For the most part, I really do understand why the songs I've posted here are "obscure". My tastes are hardly in the mainstream, although that's clearly to the mainstream's detriment.
But then there are other songs I come across, songs which were perhaps even promoted as possible hits, on real, healthy and even giant labels, but which failed anyway. Case in point, today's next upload, "Barefoot and Pregnant" by Joan Armatrading.
Now I know she's never had a hit, but both Phoebe Snow and Tracy Chapman have had major hits which sounded like they could have been right off of a Joan Armatrading album.

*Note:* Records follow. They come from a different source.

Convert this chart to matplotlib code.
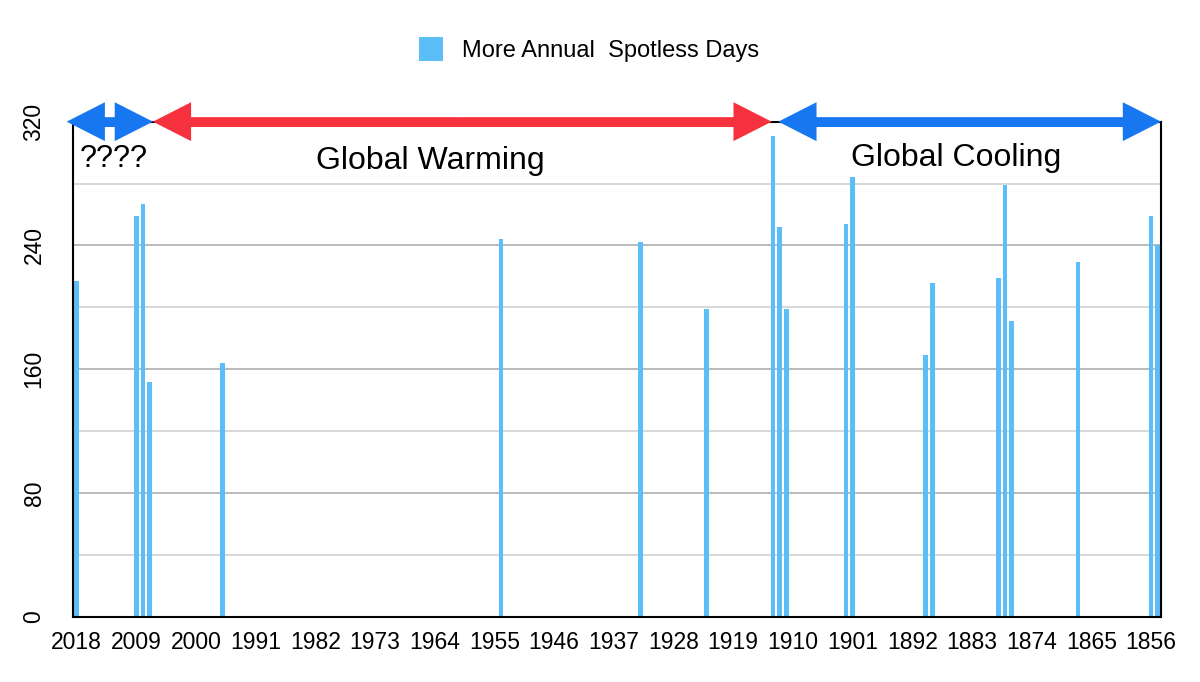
import matplotlib
matplotlib.use("Agg")
from matplotlib import pyplot as plt
from matplotlib.patches import FancyArrowPatch, ArrowStyle, Patch
from matplotlib.ticker import MultipleLocator

plt.rcParams['font.family'] = ['Liberation Sans', 'DejaVu Sans']

# years with many spotless days
years = [2018, 2009, 2008, 2007, 1996, 1954, 1933, 1923, 1913, 1912, 1911,
         1902, 1901, 1890, 1889, 1879, 1878, 1877, 1867, 1856, 1855]
days = [217, 259, 267, 152, 164, 244, 242, 199, 311, 252, 199,
        254, 284, 169, 216, 219, 279, 191, 229, 259, 240]

tick_years = list(range(2018, 1855, -9))

# eras shown as arrows along the top: (start year, end year, colour, label)
eras = [
    (2019.5, 2006.5, '#1677F0', '????'),
    (2006.5, 1913.2, '#F7323F', 'Global Warming'),
    (1912.2, 1854.5, '#1677F0', 'Global Cooling'),
]

bar_color = '#5BBEF8'

fig = plt.figure(figsize=(12, 6.82), dpi=100)
ax = fig.add_axes([0.0611, 0.0957, 0.9064, 0.7259])

ax.bar(years, days, width=0.7, color=bar_color, zorder=3)

ax.set_xlim(2018.5, 1854.5)
ax.set_ylim(0, 320)
ax.set_xticks(tick_years)
ax.set_xticklabels([str(y) for y in tick_years], fontsize=16.5)
ax.yaxis.set_major_locator(MultipleLocator(80))
ax.yaxis.set_minor_locator(MultipleLocator(40))
ax.tick_params(axis='x', length=0, pad=10)
ax.tick_params(axis='y', which='both', length=0, pad=20, labelsize=16.5)
for lab in ax.get_yticklabels():
    lab.set_rotation(90)
    lab.set_va('center')
ax.grid(axis='y', which='major', color='#b4b4b4', lw=1.3, zorder=0)
ax.grid(axis='y', which='minor', color='#d2d2d2', lw=1.2, zorder=0)
for s in ax.spines.values():
    s.set_color('black')
    s.set_linewidth(1.5)
    s.set_zorder(4)

# double-headed arrows: one straight shaft plus a filled head at each end
head_len = 27.5  # points
style = ArrowStyle('Simple', head_length=head_len, head_width=28, tail_width=6.5)
px_per_year = ax.get_position().width * fig.get_figwidth() * fig.dpi / 164
inset = head_len / 72 * fig.dpi / px_per_year * 0.5
for start, end, col, _ in eras:
    mid = (start + end) / 2
    ax.plot([start - inset, end + inset], [320, 320], color=col, lw=6.5,
            solid_capstyle='butt', clip_on=False, zorder=6)
    for tip in (start, end):
        arr = FancyArrowPatch((mid, 320), (tip, 320), arrowstyle=style,
                              mutation_scale=1, color=col, lw=0,
                              shrinkA=0, shrinkB=0, clip_on=False, zorder=6)
        ax.add_patch(arr)

ax.text(2017.6, 296, eras[0][3], fontsize=22, ha='left', va='center')
ax.text(1964.7, 294.5, eras[1][3], fontsize=23, ha='center', va='center')
ax.text(1885.4, 296.5, eras[2][3], fontsize=23, ha='center', va='center')

handle = Patch(facecolor=bar_color, edgecolor='none')
fig.legend([handle], ['More Annual  Spotless Days'], loc='center',
           bbox_to_anchor=(0.491, 0.928), frameon=False, fontsize=17,
           handlelength=1.0, handleheight=1.2, handletextpad=0.8)

fig.savefig('out.png', dpi=100)
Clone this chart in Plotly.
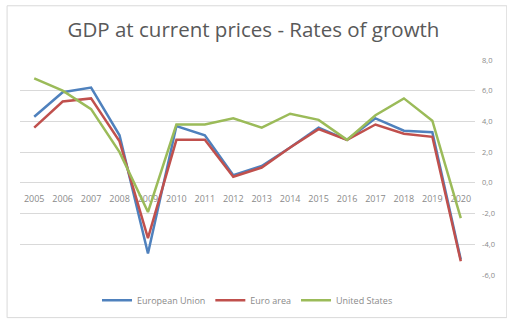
import plotly.graph_objects as go

years = [str(y) for y in range(2005, 2021)]
eu = [4.3, 5.9, 6.2, 3.1, -4.6, 3.7, 3.1, 0.5, 1.1, 2.3, 3.6, 2.8, 4.2, 3.4, 3.3, -5.0]
ea = [3.6, 5.3, 5.5, 2.7, -3.6, 2.8, 2.8, 0.4, 1.0, 2.3, 3.5, 2.8, 3.8, 3.2, 3.0, -5.1]
us = [6.8, 6.0, 4.8, 2.0, -1.9, 3.8, 3.8, 4.2, 3.6, 4.5, 4.1, 2.8, 4.4, 5.5, 4.05, -2.3]
series_names = ["European Union", "Euro area", "United States"]
colors = ["#4F81BD", "#C0504D", "#9BBB59"]
ytick_vals = [-6, -4, -2, 0, 2, 4, 6, 8]
ytick_text = ["-6,0", "-4,0", "-2,0", "0,0", "2,0", "4,0", "6,0", "8,0"]

fig = go.Figure()
for name, vals, col in zip(series_names, [eu, ea, us], colors):
    fig.add_trace(go.Scatter(x=years, y=vals, mode="lines", name=name,
                             line=dict(color=col, width=2.5)))

ymin, ymax = -6, 8
fig.update_layout(
    width=507, height=327,
    margin=dict(l=20, r=29, t=60, b=45),
    paper_bgcolor="white", plot_bgcolor="white",
    title=dict(text="GDP at current prices - Rates of growth", x=0.5, xanchor="center",
               y=1 - 30 / 327, yanchor="middle",
               font=dict(family="Open Sans", size=20.5, color="#595959")),
    font=dict(family="Open Sans", color="#7f7f7f"),
    xaxis=dict(type="category", range=[-0.5, 15.5], showgrid=False,
               anchor="free", position=(0 - ymin) / (ymax - ymin),
               showline=False, ticks="", tickfont=dict(size=9, color="#8a8a8a"),
               ticklabelstandoff=9,
               layer="below traces", zeroline=False),
    yaxis=dict(range=[ymin, ymax], side="right", tickvals=ytick_vals, ticktext=ytick_text,
               showgrid=True, gridcolor="#d9d9d9", gridwidth=1, zeroline=False,
               showline=False, ticks="", tickfont=dict(size=7.5, color="#8a8a8a"),
               ticklabelstandoff=6),
    legend=dict(orientation="h", x=0.5, xanchor="center", y=-0.117, yanchor="middle",
                font=dict(size=9, color="#8a8a8a"), itemwidth=30,
                bgcolor="rgba(0,0,0,0)"),
    showlegend=True,
)
fig.add_shape(type="rect", xref="paper", yref="paper",
              x0=(7 - 20) / 458, x1=(510 - 20) / 458,
              y0=(282 - 326) / 222, y1=(282 - 4) / 222,
              line=dict(color="#d9d9d9", width=1), layer="below")
fig.write_html("out.html")
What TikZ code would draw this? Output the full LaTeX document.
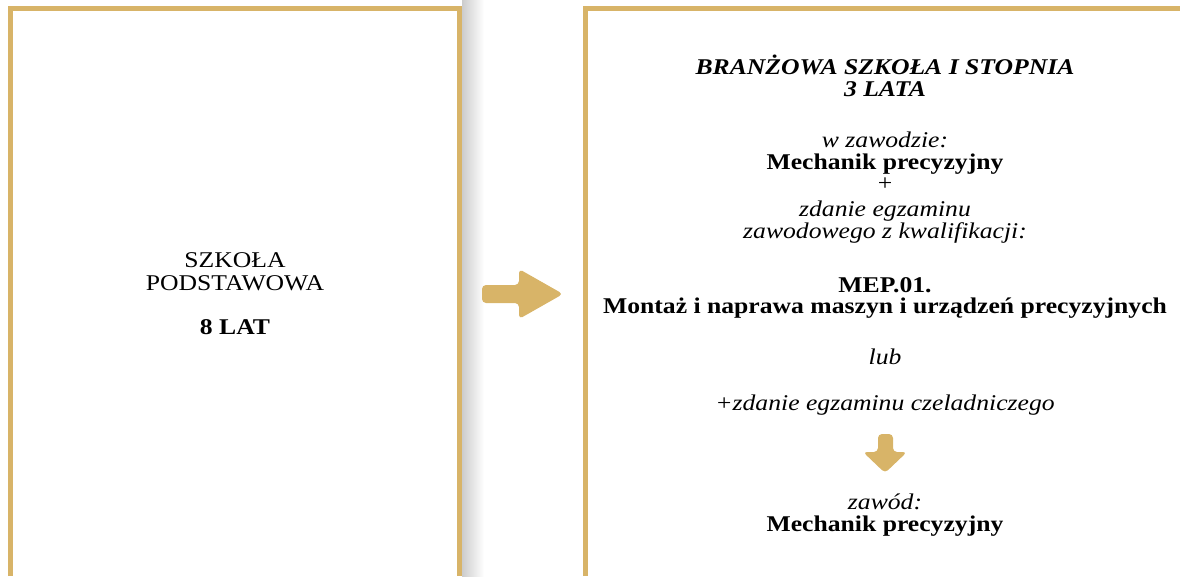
\documentclass[tikz,border=0pt]{standalone}
\usepackage{fontspec}
\setmainfont{Liberation Serif}[FakeStretch=1.14]
\definecolor{gold}{RGB}{216,180,104}
\begin{document}
\begin{tikzpicture}[x=1pt,y=-1pt,
  frame/.style={draw=gold,line width=5pt},
  blockarrow/.style={fill=gold,rounded corners=4pt},
  txt/.style={inner sep=0pt,anchor=base,font=\fontsize{22.5}{22}\selectfont},
  it/.style={txt,font=\fontsize{22.5}{22}\selectfont\itshape},
  bf/.style={txt,font=\fontsize{22.5}{22}\selectfont\bfseries},
  bfit/.style={txt,font=\fontsize{22.5}{22}\selectfont\bfseries\itshape},
]
\useasboundingbox (0,0) rectangle (1180,576);
% shadow
\shade[left color=black!20,right color=white] (462,0) rectangle (484,576);
% frames
\draw[frame] (10.5,576) -- (10.5,8.5) -- (459.5,8.5) -- (459.5,576);
\draw[frame] (585.5,576) -- (585.5,8.5) -- (1180,8.5);
% right arrow
\fill[blockarrow] (482,285) -- (519,285) -- (519,269) -- (563,294) -- (519,319) -- (519,303) -- (482,303) -- cycle;
% down arrow
\fill[blockarrow] (878,434) -- (893,434) -- (893,452) -- (907,452) -- (885,473) -- (863,452) -- (878,452) -- cycle;
% left text
\node[txt] (l1) at (235,267) {SZKOŁA};
\node[txt] (l2) at (235,290) {PODSTAWOWA};
\node[bf]  (l3) at (235,334) {8 LAT};
% right text
\node[bfit] (r1)  at (885,74)  {BRANŻOWA SZKOŁA I STOPNIA};
\node[bfit] (r2)  at (885,96)  {3 LATA};
\node[it]   (r3)  at (885,147) {w zawodzie:};
\node[bf]   (r4)  at (885,169) {Mechanik precyzyjny};
\node[txt]  (r5)  at (885,190) {+};
\node[it]   (r6)  at (885,216) {zdanie egzaminu};
\node[it]   (r7)  at (885,238) {zawodowego z kwalifikacji:};
\node[bf]   (r8)  at (885,292) {MEP.01.};
\node[bf]   (r9)  at (885,313) {Montaż i naprawa maszyn i urządzeń precyzyjnych};
\node[it]   (r10) at (885,364) {lub};
\node[it]   (r11) at (885,410) {+zdanie egzaminu czeladniczego};
\node[it]   (r12) at (885,509) {zawód:};
\node[bf]   (r13) at (885,531) {Mechanik precyzyjny};
\end{tikzpicture}
\end{document}
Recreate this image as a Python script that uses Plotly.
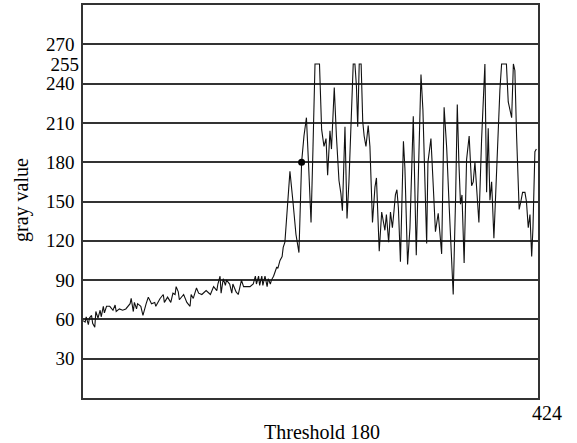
import plotly.graph_objects as go

# Sampled profile (position index, gray value)
pos_low = [0, 2, 3, 5, 6, 8, 9, 11, 12, 14, 16, 17, 19, 20, 22, 25, 28, 30, 31, 34,
           37, 40, 44, 45, 47, 48, 50, 51, 54, 56, 59, 61, 64, 67, 68, 72, 75, 76, 79, 82,
           84, 86, 87, 89, 90, 92, 94, 97, 100, 101, 103, 106, 108, 111, 115, 119, 122, 125, 126, 128,
           129, 131, 133, 134, 137, 139, 140, 143, 145, 148, 150, 153, 156, 159, 161, 162, 164, 165, 167, 168,
           170, 172, 173, 175, 176, 178, 179, 181, 182, 184, 186, 187]
val_low = [59, 58, 62, 56, 61, 63, 57, 54, 66, 61, 67, 62, 70, 65, 70, 70, 67, 71, 66, 68,
           67, 68, 72, 76, 66, 73, 68, 72, 70, 63, 72, 77, 72, 73, 70, 76, 79, 73, 77, 73,
           80, 79, 85, 81, 75, 77, 79, 73, 70, 79, 76, 84, 80, 79, 82, 79, 85, 82, 87, 93,
           80, 91, 86, 90, 87, 80, 87, 81, 79, 90, 85, 85, 85, 87, 93, 87, 93, 86, 93, 86,
           93, 85, 91, 87, 90, 93, 95, 100, 99, 105, 108, 115]

pos_high = [188.6, 193.3, 196.1, 198.9, 201.7, 204.2, 206.4, 208.7, 210.6, 213, 214.8, 216.7, 220.9, 222.9,
            225.1, 227, 228.5, 230.7, 232.1, 234.7, 236.7, 239.1, 240.9, 242.3, 244.7, 246.6, 248.4, 250.3,
            252.4, 254, 255.4, 256.6, 258, 259.8, 261.3, 262.6, 264.3, 266.4, 268, 270.4, 272.7, 274.1,
            276.7, 279, 280.6, 282, 283.4, 285.5, 287.2, 289, 290.4, 291.8, 293.2, 294.6, 296.5, 299.3,
            300.7, 303.2, 305.4, 308.5, 311.3, 313.8, 315.7, 317.5, 318.9, 321, 322.2, 325, 327.2, 329.2,
            331.8, 335, 337.3, 339.7, 342.1, 344.3, 345.8, 348.1, 349.6, 351.1, 352.6, 354, 356, 358.3,
            360.7, 363, 364.5, 366.1, 367.7, 369.8, 372.3, 374, 375.4, 377, 378.5, 380.1, 381.7, 383.8,
            385.7, 388, 389.4, 391, 395.5, 397.2, 398.8, 400.4, 402, 403.4, 405, 407.4, 409, 410.6,
            412.8, 414.2, 415.9, 417.5, 419.1, 420.3, 422.1, 423.5]
val_high = [119, 173, 150, 125, 111, 180, 200, 214, 180, 134, 190, 255, 255, 205,
            192, 198, 170, 204, 190, 237, 200, 166, 156, 143, 207, 137, 165, 210,
            255, 255, 238, 207, 255, 255, 211, 200, 192, 208, 192, 134, 161, 168,
            112, 142, 135, 128, 140, 119, 142, 130, 142, 155, 159, 145, 104, 196,
            175, 102, 130, 215, 109, 200, 247, 220, 172, 118, 180, 198, 161, 127,
            141, 110, 222, 191, 145, 104, 79, 155, 224, 180, 148, 155, 103, 182,
            200, 162, 165, 180, 160, 134, 197, 230, 255, 157, 206, 151, 165, 122,
            160, 211, 235, 255, 255, 226, 221, 214, 255, 250, 200, 144, 150, 157,
            157, 150, 130, 140, 108, 130, 188, 190]

positions = pos_low + pos_high
gray_values = val_low + val_high

threshold_pos = [204.2]
threshold_val = [180]

grid_ticks = [30, 60, 90, 120, 150, 180, 210, 240, 270]
extra_tick = [255]
x_end_label = "424"

FONT = "Liberation Serif, Times New Roman, serif"

fig = go.Figure()
fig.add_trace(go.Scatter(x=positions, y=gray_values, mode="lines",
                         line=dict(color="#111111", width=1.1), showlegend=False))
fig.add_trace(go.Scatter(x=threshold_pos, y=threshold_val, mode="markers",
                         marker=dict(color="black", size=7), showlegend=False))
# invisible trace for the secondary y-axis carrying the 255 label
fig.add_trace(go.Scatter(x=[None], y=[None], yaxis="y2", showlegend=False))

pl, pr, pt, pb = 83, 538, 5, 398

fig.update_layout(
    template="none",
    width=577, height=443,
    margin=dict(l=pl, r=577 - pr, t=pt, b=443 - pb, pad=0, autoexpand=False),
    paper_bgcolor="white", plot_bgcolor="white",
    font=dict(family=FONT, size=19, color="black"),
    xaxis=dict(range=[0, 425], showticklabels=False, showgrid=False, zeroline=False,
               showline=True, linecolor="#333", linewidth=1.5, mirror=True, ticks="",
               automargin=False),
    yaxis=dict(range=[0, 300], tickvals=grid_ticks, showgrid=True, gridcolor="#333",
               gridwidth=1.5, zeroline=False, showline=True, linecolor="#333",
               linewidth=1.5, mirror=True, ticks="", ticklabelstandoff=3, automargin=False,
               tickfont=dict(family=FONT, size=19, color="black")),
    yaxis2=dict(range=[0, 300], tickvals=extra_tick, overlaying="y", side="left",
                showgrid=False, zeroline=False, showline=False, ticks="", ticklabelstandoff=3,
                automargin=False, tickfont=dict(family=FONT, size=19, color="black")),
)

# text placed at pixel positions, converted to paper coordinates
labels = [("gray value", 21, 200, -90), ("Threshold 180", 322, 432, 0), (x_end_label, 547, 413, 0)]
for text, px, py, ang in labels:
    fig.add_annotation(text=text, x=(px - pl) / (pr - pl), y=(pb - py) / (pb - pt),
                       xref="paper", yref="paper", xanchor="center", yanchor="middle",
                       textangle=ang, showarrow=False,
                       font=dict(family=FONT, size=20, color="black"))

fig.write_html("out.html", config={"displayModeBar": False},
               post_script="document.body.style.margin='0';document.body.style.overflow='hidden';")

And not to take away from either of those other singers, both of whom I enjoy, to my ears, Joan is the superior singer and writer. I came across this promo single in a huge batch of records I bought one day about 17 years ago, and on the strength of this song, I've subsequently bought everything Armatrading has released. This song remains my favorite, but I've not been disappointed.
Where to start....
I guess with the driving rhythm, pushed forward at times by the acoustic gutiar, or by the percussive nature of certain vocal sections, but mostly by the fantastic drumming. I don't know who's playing the drums, and drums are not something that usually catch my attention. Here, on the other hand, I've replayed sections of the record at times, just to hear one of the fills.
As a folkie, I'm really taken with the acoustic guitar interplay on this record as well, and the occasional touches of classic three part harmony. The electric piano is a nice touch, too. But tying it all together, and pushing it from an interesting arrangement into a great all-around record are the masterful lyrics and the equally classic lead vocal. There's an entire story of a relationship here, in just over 3 1/2 minutes.
It's probably too fussy and intellectual of a recording to have been a hit, but it came out when records like "Poetry Man" and "Midnight at the Oasis" were hits, so it certainly could have caught on somewhere. But it didn't. What a shame.